For this year's ever-popular, ever-prestigious, all-important joint PCL-Sculpture Computational Sculpture Project, the theme was "Poison." This was, in large part, because everyone thought it was funny. In this project's case, "Poison" was interpreted as "Media Overexposure," an endeavor I was artistically aided in by one Thom Ruschke. Flashing lights ahead.

Supplies

  • Breadboard
  • Particle Argon
  • Standard Servo
  • 3-long Individually Addressable LED Strip
  • 5V 2A Wall Wart/Connector
  • Patience

Step 1: Retrieving Data

For this project, I used the polygon finance API to retrieve yesterday's data for Netflix stock. I made a webhook through the particle environment that would only retrieve the open and close prices, then took the difference between them and, through some light arithmetic, turned it into a percentage I used to control the frequency of light and motion in the piece.

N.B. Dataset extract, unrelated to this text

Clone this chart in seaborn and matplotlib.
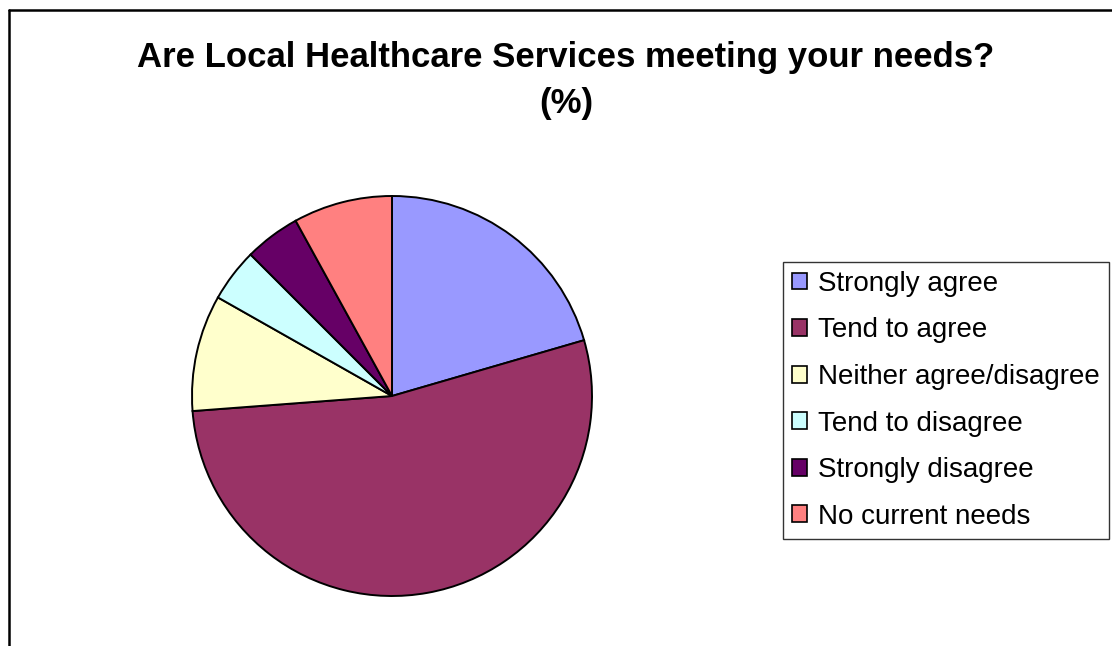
import matplotlib
matplotlib.use("Agg")
import matplotlib.pyplot as plt
import seaborn as sns
from matplotlib.lines import Line2D
from matplotlib.patches import Patch

# --- data ---
labels = ["Strongly agree", "Tend to agree", "Neither agree/disagree",
          "Tend to disagree", "Strongly disagree", "No current needs"]
values = [20.5, 53.3, 9.4, 4.3, 4.5, 8.0]
colors = ["#9999FF", "#993366", "#FFFFCC", "#CCFFFF", "#660066", "#FF8080"]

sns.set_theme(style="white")
plt.rcParams['font.family'] = ['Liberation Sans', 'DejaVu Sans']
plt.rcParams['text.color'] = 'black'

W, H = 1112, 646
fig = plt.figure(figsize=(W / 100, H / 100), dpi=100)
fig.patch.set_facecolor("white")

# pie area: centre (392, 396) px, radius ~200 px
cx, cy, r = 392, 396, 200
ax = fig.add_axes([(cx - r) / W, (H - cy - r) / H, 2 * r / W, 2 * r / H])
pal = sns.color_palette(colors)
ax.pie(values, colors=pal, startangle=90, counterclock=False,
       wedgeprops=dict(edgecolor="black", linewidth=1.4))
ax.set_xlim(-1, 1)
ax.set_ylim(-1, 1)
ax.set_aspect("equal")
ax.axis("off")

# title
fig.text(566 / W, 1 - 57 / H, "Are Local Healthcare Services meeting your needs?",
         ha="center", va="center", fontsize=25, fontweight="bold", color="black")
fig.text(566 / W, 1 - 104 / H, "(%)", ha="center", va="center",
         fontsize=25, fontweight="bold", color="black")

# legend
handles = [Patch(facecolor=c, edgecolor="black", linewidth=1.2) for c in colors]
leg = fig.legend(handles, labels, loc="upper left",
                 bbox_to_anchor=(783 / W, 1 - 262 / H),
                 fontsize=20, frameon=True, fancybox=False, edgecolor="black",
                 handlelength=0.55, handleheight=0.55, handletextpad=0.4,
                 labelspacing=0.74, borderpad=0.32, borderaxespad=0)
leg.get_frame().set_linewidth(1.0)
for t in leg.get_texts():
    t.set_color("black")

# outer chart border (left and top edges visible)
fig.add_artist(Line2D([9 / W, 9 / W], [0, 1 - 10 / H], color="black", lw=1.8,
                      transform=fig.transFigure))
fig.add_artist(Line2D([9 / W, 1], [1 - 10 / H, 1 - 10 / H], color="black", lw=1.8,
                      transform=fig.transFigure))

fig.savefig("out.png", dpi=100)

Step 2: High School Mathematics and Its Consequences; Or: a Box Full of Trig

All the necessary math is contained within myHandler, which is called once a day (more specifically, on startup and every 24 hours thereafter). Upon calling myHandler, the difference between the open and close values retrieved is calculated. For managing the timings, this number is multiplied by 0.1 then added to 1; This new number (stored as coef) is then multiplied by 400 (the base delay time I chose) the output of which is used in the delay statements in loop(). In terms of basic functionality, that's all you really need to know. If you want a peek inside the black box, though, read on. For managing the light colors, the difference is also multiplied by 0.1 then is put through three trig functions: inverse sine for the red value, inverse cosine for the green value, and inverse tangent for the blue value. Trig functions normally take an angle and return a ratio of sides. Inverse trig functions do the opposite. The concept of sides and angles here is not really relevant: I chose to use the inverse trig functions because they give a wide(r) range of results from small variances in the input value, whereas standard trig functions do not (because angles, on a radian scale, go from 0 to roughly 6.5, while side ratios are oftentimes less than 1 (which diff often is). These inverse trig functions are bounded differently, with their minimum and maximum output values not corresponding to the full range of possible angles (0 to 360 in degrees, 0 to ~6.5 in radians) and not being the same between them. Thus, when the outputs from the inverse trig functions are mapped to the 0 to 255 scale RGB values use, the specified minimum and maximum values vary (and they're nasty approximate decimals because of pi to boot), in order to allow for all possible RGB values (in theory at least). These values are used for one of the three lights, and are flipped (by mapping them on a scale from 255 to 0) and used for the other two lights. What fun.

Step 3: The Normal Part of the Code

After that small but nonetheless frightening quantity of math, all that's left is to actually make the project work. (Un?)Surprisingly, this is not that complicated. We've got a strip of three LEDs (individually addressable) and one servo. The lights blink between the inner one and the outer two based on the delay calculated in the last step, and the servo rotates back and forth every 2 blink cycles (so 4x the delay).

Step 4: Nothing Ever Works

I had this whole thing up and running before I left for spring break. Worked (mostly) fine, but when I came back my servo had mysteriously burnt out. So I had to replace it, and in the process learned that I needed to connect the whole thing to a wall outlet. How annoying. After some stressful near-deadline rewiring, however, the whole thing worked flawlessly.

Step 5: Lights, Motion, Action; Or: It's Alive!

All that for some very simple results.